Source code of charts:
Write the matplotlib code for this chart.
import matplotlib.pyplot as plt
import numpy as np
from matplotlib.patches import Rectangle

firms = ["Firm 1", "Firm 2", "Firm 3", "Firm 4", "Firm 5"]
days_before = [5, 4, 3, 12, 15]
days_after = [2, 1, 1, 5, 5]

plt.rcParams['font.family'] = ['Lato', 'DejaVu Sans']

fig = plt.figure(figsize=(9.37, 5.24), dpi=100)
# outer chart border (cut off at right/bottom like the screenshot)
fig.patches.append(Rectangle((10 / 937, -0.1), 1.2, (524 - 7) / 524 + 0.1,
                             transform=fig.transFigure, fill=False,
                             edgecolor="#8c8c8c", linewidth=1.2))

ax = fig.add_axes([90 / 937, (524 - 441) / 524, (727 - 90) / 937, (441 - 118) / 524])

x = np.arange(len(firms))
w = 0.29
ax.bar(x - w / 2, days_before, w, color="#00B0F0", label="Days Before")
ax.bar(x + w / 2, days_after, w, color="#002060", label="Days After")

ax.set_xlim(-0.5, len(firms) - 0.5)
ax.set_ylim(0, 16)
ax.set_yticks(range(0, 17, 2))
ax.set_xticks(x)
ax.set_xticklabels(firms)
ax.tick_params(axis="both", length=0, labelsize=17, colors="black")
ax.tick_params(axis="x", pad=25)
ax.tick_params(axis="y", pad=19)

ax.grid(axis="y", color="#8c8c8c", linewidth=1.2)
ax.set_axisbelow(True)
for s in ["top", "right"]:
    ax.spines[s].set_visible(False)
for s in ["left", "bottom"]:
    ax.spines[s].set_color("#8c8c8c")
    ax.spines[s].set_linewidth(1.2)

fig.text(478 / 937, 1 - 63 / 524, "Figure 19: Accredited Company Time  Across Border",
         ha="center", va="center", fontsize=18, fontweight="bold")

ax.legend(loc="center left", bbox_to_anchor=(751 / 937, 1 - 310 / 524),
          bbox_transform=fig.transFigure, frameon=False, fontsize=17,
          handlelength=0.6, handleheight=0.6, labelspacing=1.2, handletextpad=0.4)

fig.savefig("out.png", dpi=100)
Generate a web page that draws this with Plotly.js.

**THE TASK:** Return only the lines from the beginning of the material up to and including the line with "days_after = [2, 1, 1, 5, 5]", exactly as written.

**FULL SOLUTION:**
Write the matplotlib code for this chart.
import matplotlib.pyplot as plt
import numpy as np
from matplotlib.patches import Rectangle

firms = ["Firm 1", "Firm 2", "Firm 3", "Firm 4", "Firm 5"]
days_before = [5, 4, 3, 12, 15]
days_after = [2, 1, 1, 5, 5]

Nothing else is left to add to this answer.